06 August 2019 12:42 by Yonnex Li

US chipmaker Nvidia's notification of its planned $6.9 billion takeover of Israeli peer Mellanox was still awaiting formal acceptance by China's competition regulator, MLex has learned.

The unusually long period it is taking for the State Administration for Market Regulation to officially start its merger review clock is said to be partly attributable to China-specific concerns surrounding the industry.

Nvidia spokesman Robert Sherbin declined to comment on the matter when MLex contacted him for confirmation on the status of the filing.

MLex first reported on May 21 that Nvidia had already submitted paperwork for the deal to SAMR. In other words, the notification has remained unaccepted for at least 11 weeks.

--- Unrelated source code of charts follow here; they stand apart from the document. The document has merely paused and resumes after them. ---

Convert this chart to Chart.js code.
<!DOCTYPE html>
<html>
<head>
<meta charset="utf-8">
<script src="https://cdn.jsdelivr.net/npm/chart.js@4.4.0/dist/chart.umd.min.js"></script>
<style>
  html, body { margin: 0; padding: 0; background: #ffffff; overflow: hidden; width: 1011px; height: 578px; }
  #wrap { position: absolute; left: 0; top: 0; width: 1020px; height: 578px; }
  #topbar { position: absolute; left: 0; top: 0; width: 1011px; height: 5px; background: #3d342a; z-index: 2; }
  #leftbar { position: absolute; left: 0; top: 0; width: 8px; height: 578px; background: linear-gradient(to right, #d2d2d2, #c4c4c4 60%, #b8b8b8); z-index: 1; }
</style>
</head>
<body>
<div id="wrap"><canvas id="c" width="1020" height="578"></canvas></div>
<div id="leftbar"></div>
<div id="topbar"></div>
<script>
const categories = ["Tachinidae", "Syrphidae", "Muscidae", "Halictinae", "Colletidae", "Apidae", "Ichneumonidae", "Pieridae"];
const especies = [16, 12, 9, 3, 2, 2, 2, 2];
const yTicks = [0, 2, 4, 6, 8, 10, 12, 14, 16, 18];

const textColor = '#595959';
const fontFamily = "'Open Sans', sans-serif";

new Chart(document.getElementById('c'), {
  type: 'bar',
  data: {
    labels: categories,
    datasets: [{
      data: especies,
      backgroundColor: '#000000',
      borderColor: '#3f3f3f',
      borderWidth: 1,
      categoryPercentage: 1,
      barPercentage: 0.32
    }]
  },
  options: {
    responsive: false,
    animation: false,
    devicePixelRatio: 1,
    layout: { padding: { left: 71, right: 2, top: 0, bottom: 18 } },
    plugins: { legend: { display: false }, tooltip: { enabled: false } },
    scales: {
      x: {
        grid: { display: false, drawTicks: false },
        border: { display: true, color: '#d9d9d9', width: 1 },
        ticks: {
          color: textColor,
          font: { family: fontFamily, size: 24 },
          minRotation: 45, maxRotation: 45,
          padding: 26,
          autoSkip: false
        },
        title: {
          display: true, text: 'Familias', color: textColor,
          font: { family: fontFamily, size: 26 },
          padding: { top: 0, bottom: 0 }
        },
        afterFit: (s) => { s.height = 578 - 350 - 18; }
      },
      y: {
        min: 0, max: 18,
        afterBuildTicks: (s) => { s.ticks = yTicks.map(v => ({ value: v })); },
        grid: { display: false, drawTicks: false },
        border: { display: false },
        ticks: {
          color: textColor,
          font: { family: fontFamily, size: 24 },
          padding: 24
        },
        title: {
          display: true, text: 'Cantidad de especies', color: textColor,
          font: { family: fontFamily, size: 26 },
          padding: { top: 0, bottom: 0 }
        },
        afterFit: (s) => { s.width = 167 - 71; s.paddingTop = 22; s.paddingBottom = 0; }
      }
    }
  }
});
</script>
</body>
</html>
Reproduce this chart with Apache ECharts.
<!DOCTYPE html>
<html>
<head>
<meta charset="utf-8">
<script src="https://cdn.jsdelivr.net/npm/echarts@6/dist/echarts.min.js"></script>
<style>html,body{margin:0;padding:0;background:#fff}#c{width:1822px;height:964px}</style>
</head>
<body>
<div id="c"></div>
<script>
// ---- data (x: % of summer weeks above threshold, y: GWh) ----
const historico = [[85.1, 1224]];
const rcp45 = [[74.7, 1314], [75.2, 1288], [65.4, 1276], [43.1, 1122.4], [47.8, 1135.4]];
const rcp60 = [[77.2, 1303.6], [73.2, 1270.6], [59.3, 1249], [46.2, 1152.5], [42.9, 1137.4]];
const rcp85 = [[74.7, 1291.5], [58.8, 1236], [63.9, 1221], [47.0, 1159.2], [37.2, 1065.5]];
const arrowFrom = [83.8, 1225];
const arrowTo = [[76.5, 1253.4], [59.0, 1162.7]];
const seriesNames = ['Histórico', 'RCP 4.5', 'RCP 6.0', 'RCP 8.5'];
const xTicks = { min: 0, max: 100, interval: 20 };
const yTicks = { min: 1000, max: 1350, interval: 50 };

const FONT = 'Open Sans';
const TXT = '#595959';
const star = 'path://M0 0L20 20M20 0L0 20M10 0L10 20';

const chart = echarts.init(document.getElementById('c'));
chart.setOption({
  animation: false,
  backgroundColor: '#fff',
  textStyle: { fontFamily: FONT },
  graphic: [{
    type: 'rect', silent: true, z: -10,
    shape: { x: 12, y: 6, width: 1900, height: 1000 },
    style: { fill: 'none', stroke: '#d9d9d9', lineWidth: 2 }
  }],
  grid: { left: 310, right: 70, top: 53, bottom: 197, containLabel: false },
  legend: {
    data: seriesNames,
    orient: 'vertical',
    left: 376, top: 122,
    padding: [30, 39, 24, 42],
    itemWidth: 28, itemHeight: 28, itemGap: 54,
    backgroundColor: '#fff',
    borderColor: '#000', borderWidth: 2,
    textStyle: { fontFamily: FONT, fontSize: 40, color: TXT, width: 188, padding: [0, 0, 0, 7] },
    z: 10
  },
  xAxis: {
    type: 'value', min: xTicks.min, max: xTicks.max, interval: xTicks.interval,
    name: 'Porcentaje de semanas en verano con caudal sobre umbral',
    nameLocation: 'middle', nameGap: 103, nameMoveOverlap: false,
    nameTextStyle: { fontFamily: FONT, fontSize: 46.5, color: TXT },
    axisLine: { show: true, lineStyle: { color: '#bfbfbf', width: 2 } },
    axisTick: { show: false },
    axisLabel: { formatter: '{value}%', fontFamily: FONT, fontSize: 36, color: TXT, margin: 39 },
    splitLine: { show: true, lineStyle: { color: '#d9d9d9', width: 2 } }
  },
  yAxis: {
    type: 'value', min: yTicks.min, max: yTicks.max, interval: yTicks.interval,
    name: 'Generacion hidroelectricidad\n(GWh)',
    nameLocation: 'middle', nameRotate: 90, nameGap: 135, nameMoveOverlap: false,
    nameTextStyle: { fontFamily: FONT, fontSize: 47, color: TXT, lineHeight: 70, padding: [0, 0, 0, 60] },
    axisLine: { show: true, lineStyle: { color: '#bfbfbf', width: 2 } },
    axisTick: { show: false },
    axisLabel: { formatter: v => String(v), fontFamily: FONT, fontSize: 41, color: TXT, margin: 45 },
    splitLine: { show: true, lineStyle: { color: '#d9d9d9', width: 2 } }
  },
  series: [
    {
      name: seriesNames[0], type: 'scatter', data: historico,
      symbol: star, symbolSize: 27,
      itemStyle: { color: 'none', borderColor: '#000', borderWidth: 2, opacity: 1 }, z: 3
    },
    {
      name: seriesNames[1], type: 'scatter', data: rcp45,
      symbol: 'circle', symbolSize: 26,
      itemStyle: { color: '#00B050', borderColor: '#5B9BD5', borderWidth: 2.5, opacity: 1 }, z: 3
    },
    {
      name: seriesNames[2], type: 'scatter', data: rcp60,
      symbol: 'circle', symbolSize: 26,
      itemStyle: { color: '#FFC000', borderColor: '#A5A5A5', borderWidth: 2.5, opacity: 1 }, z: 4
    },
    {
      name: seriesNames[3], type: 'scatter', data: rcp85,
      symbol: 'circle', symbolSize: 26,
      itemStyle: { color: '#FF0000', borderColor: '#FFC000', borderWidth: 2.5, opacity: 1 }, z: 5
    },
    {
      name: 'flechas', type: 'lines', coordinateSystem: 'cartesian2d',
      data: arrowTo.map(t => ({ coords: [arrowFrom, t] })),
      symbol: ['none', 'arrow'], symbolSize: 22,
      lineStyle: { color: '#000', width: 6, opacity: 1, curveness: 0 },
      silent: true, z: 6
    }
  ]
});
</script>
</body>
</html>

It typically takes SAMR about four to eight weeks to formally accept a merger notification, according to Chinese competition lawyers.

Recent decisions involving conditional clearances published by the regulator also shed light on the time that elapses between the notification of a potentially problematic deal and the point at which the 180-day review cycle begins.

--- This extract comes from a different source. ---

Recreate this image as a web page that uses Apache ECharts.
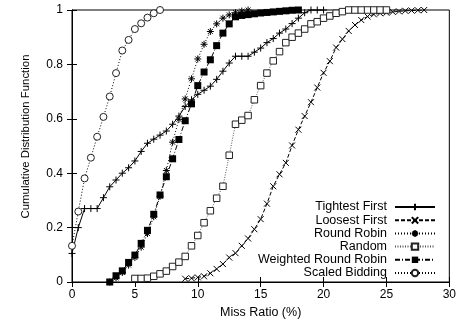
<!DOCTYPE html>
<html>
<head>
<meta charset="utf-8">
<script src="https://cdn.jsdelivr.net/npm/echarts@6/dist/echarts.min.js"></script>
<style>
html,body{margin:0;padding:0;background:#fff;}
#chart{width:459px;height:324px;}
</style>
</head>
<body>
<div id="chart"></div>
<script>
// ---- data (Miss Ratio %, CDF) ----
const seriesNames = ['Tightest First','Loosest First','Round Robin','Random','Weighted Round Robin','Scaled Bidding'];
const xTicks = [0,5,10,15,20,25,30];
const yTicks = [0,0.2,0.4,0.6,0.8,1];

const tightestX = [0,0.5,1,1.5,2,2.5,3,3.5,4,4.5,5,5.5,6,6.5,7,7.5,8,8.5,9,9.5,10,10.5,11,11.5,12,12.5,13,13.5,14,14.5,15,15.5,16,16.5,17,17.5,18,18.5,19,19.5,20];
const tightestY = [0.105,0.2,0.27,0.27,0.27,0.31,0.35,0.375,0.4,0.42,0.445,0.48,0.51,0.525,0.54,0.555,0.58,0.61,0.645,0.67,0.69,0.705,0.72,0.745,0.775,0.805,0.83,0.83,0.83,0.845,0.86,0.88,0.895,0.915,0.93,0.95,0.97,0.99,1,1,1];

const loosestX = [9,9.5,10,10.5,11,11.5,12,12.5,13,13.5,14,14.5,15,15.5,16,16.5,17,17.5,18,18.5,19,19.5,20,20.5,21,21.5,22,22.5,23,23.5,24,24.5,25,25.5,26,26.5,27,27.5,28];
const loosestY = [0.012,0.014,0.017,0.021,0.032,0.048,0.066,0.09,0.106,0.133,0.16,0.194,0.231,0.288,0.352,0.396,0.438,0.502,0.56,0.61,0.661,0.715,0.769,0.812,0.862,0.893,0.923,0.945,0.963,0.976,0.984,0.988,0.99,0.993,0.995,0.997,0.998,0.999,1];

const rrX = [3,3.5,4,4.5,5,5.5,6,6.5,7,7.5,8,8.5,9,9.5,10,10.5,11,11.5,12,12.5,13,13.5,14];
const rrY = [0,0.015,0.035,0.062,0.09,0.128,0.178,0.24,0.315,0.41,0.514,0.598,0.673,0.747,0.82,0.874,0.921,0.949,0.97,0.982,0.99,0.996,1];

const randomX = [5,5.5,6,6.5,7,7.5,8,8.5,9,9.5,10,10.5,11,11.5,12,12.5,13,13.5,14,14.5,15,15.5,16,16.5,17,17.5,18,18.5,19,19.5,20,20.5,21,21.5,22,22.5,23,23.5,24,24.5,25];
const randomY = [0.013,0.013,0.014,0.021,0.03,0.04,0.057,0.073,0.094,0.133,0.171,0.218,0.262,0.308,0.352,0.466,0.58,0.595,0.612,0.67,0.722,0.768,0.813,0.847,0.88,0.9,0.915,0.93,0.949,0.957,0.97,0.978,0.988,0.994,1,1,1,1,1,1,1];

const wrrX = [3,3.5,4,4.5,5,5.5,6,6.5,7,7.5,8,8.5,9,9.5,10,10.5,11,11.5,12,12.5,13,13.5,14,14.5,15,15.5,16,16.5,17,17.5,18];
const wrrY = [0,0.023,0.041,0.072,0.099,0.142,0.19,0.249,0.32,0.387,0.453,0.524,0.593,0.655,0.722,0.772,0.817,0.869,0.915,0.949,0.975,0.98,0.983,0.986,0.989,0.991,0.993,0.995,0.997,0.999,1];

const sbX = [0,0.5,1,1.5,2,2.5,3,3.5,4,4.5,5,5.5,6,6.5,7];
const sbY = [0.133,0.259,0.381,0.457,0.534,0.607,0.682,0.768,0.851,0.89,0.93,0.951,0.972,0.988,1];

function pairs(xs, ys){ return xs.map((x,i)=>[x, ys[i]]); }

const PLUS = 'path://M0,5L10,5M5,0L5,10';
const CROSS = 'path://M0,0L10,10M10,0L0,10';
const STAR = 'path://M0,5L10,5M5,0L5,10M1.5,1.5L8.5,8.5M8.5,1.5L1.5,8.5';
const SQUARE = 'path://M0,0L10,0L10,10L0,10Z';
const CIRCLE = 'path://M10,5A5,5,0,1,1,0,5A5,5,0,1,1,10,5Z';

const FONT = 'Liberation Sans';

function mk(name, data, symbol, size, lineType, color, itemStyle){
  return {
    name: name, type: 'line', data: data,
    symbol: symbol, symbolSize: size, showSymbol: true,
    lineStyle: {color: color, width: 1, type: lineType},
    itemStyle: itemStyle,
    emphasis: {disabled: true},
    z: 2
  };
}

const chart = echarts.init(document.getElementById('chart'), null, {renderer:'canvas'});

const axisCommon = {
  type: 'value',
  axisLine: {show: true, lineStyle: {color: '#000', width: 1}},
  axisTick: {show: true, inside: true, length: 5, lineStyle: {color: '#000'}},
  splitLine: {show: false}
};

// one legend component per row, so rows sit exactly where the reference has them
const legendRowCenters = [207, 220.3, 233.5, 246.6, 259.8, 273];
const legends = seriesNames.map((n, i) => ({
  data: [n],
  orient: 'vertical',
  align: 'right',
  right: 23,
  top: legendRowCenters[i] - 6.5,
  padding: 0,
  itemWidth: 40,
  itemHeight: 8,
  textStyle: {fontFamily: FONT, fontSize: 12.5, color: '#000', lineHeight: 13, padding: [0, 3, 0, 0]},
  selectedMode: false
}));

const option = {
  animation: false,
  backgroundColor: '#fff',
  textStyle: {fontFamily: FONT},
  grid: {left: 72, right: 7, top: 10, bottom: 41, show: true, borderColor: '#000', borderWidth: 1},
  legend: legends,
  xAxis: [
    Object.assign({}, axisCommon, {
      position: 'bottom', min: xTicks[0], max: xTicks[xTicks.length-1], interval: xTicks[1]-xTicks[0],
      name: 'Miss Ratio (%)', nameLocation: 'middle', nameGap: 24,
      nameTextStyle: {fontFamily: FONT, fontSize: 12.5, color: '#000'},
      axisLabel: {color: '#000', fontSize: 12, fontFamily: FONT, margin: 7}
    }),
    Object.assign({}, axisCommon, {
      position: 'top', min: xTicks[0], max: xTicks[xTicks.length-1], interval: xTicks[1]-xTicks[0],
      axisLabel: {show: false}
    })
  ],
  yAxis: [
    Object.assign({}, axisCommon, {
      position: 'left', min: yTicks[0], max: yTicks[yTicks.length-1], interval: yTicks[1]-yTicks[0],
      name: 'Cumulative Distribution Function', nameLocation: 'middle', nameGap: 41,
      nameTextStyle: {fontFamily: FONT, fontSize: 11.4, color: '#000', padding: [0,0,0,19]},
      axisLabel: {color: '#000', fontSize: 12, fontFamily: FONT, margin: 9}
    }),
    Object.assign({}, axisCommon, {
      position: 'right', min: yTicks[0], max: yTicks[yTicks.length-1], interval: yTicks[1]-yTicks[0],
      axisLabel: {show: false}
    })
  ],
  series: [
    mk(seriesNames[0], pairs(tightestX, tightestY), PLUS, 7, 'solid', '#000', {color:'#000', borderColor:'#000', borderWidth:1}),
    mk(seriesNames[1], pairs(loosestX, loosestY), CROSS, 6, [4,2], '#000', {color:'#000', borderColor:'#000', borderWidth:1}),
    mk(seriesNames[2], pairs(rrX, rrY), STAR, 7, [1,2], '#000', {color:'#000', borderColor:'#000', borderWidth:1}),
    mk(seriesNames[3], pairs(randomX, randomY), SQUARE, 6.5, [1,1.5], '#555', {color:'#fff', borderColor:'#222', borderWidth:1}),
    mk(seriesNames[4], pairs(wrrX, wrrY), 'rect', 7, [5,2,1,2], '#000', {color:'#000'}),
    mk(seriesNames[5], pairs(sbX, sbY), CIRCLE, 7, [1,2], '#000', {color:'#fff', borderColor:'#222', borderWidth:1})
  ]
};
chart.setOption(option);
</script>
</body>
</html>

Finnish cargo-handling machinery maker Cargotec had to wait six weeks before its paperwork for the acquisition of TTS Group's marine and offshore businesses was formally accepted. It took eight weeks for American chip equipment maker KLA-Tencor to have its submission relating to its Orbotech buyout officially accepted.

The gap for United Technologies' takeover of Rockwell Collins was four weeks, and that for Italian eyewear maker Luxottica's merger with French lens-maker Essilor was 12 weeks.

SAMR has consistently cited in its decisions the need for notifying parties to supplement notification materials deemed incomplete as reasons for delayed formal acceptance.

California-based Nvidia is best known for its work as a designer of graphics processing units. Mellanox manufactures chips that power high-speed Ethernet and InfiniBand networks that interconnect servers for company data centers, cloud computing, and computer data storage.

Details of the issues leading to SAMR's protracted pre-acceptance review are not yet available, but both companies are heavyweights in the supercomputer sector, which is currently at the center of the ongoing China-US trade war.

The US Bureau of Industry and Security on June 24 added Beijing-based Sugon and four other Chinese entities to its so-called Entity List, limiting their access to US technology because of risks to the country's national security. Sugon, the first supercomputer brand in China, sources components from both Nvidia and Mellanox.

Shares of both Nvidia and Mellanox are traded on Nasdaq.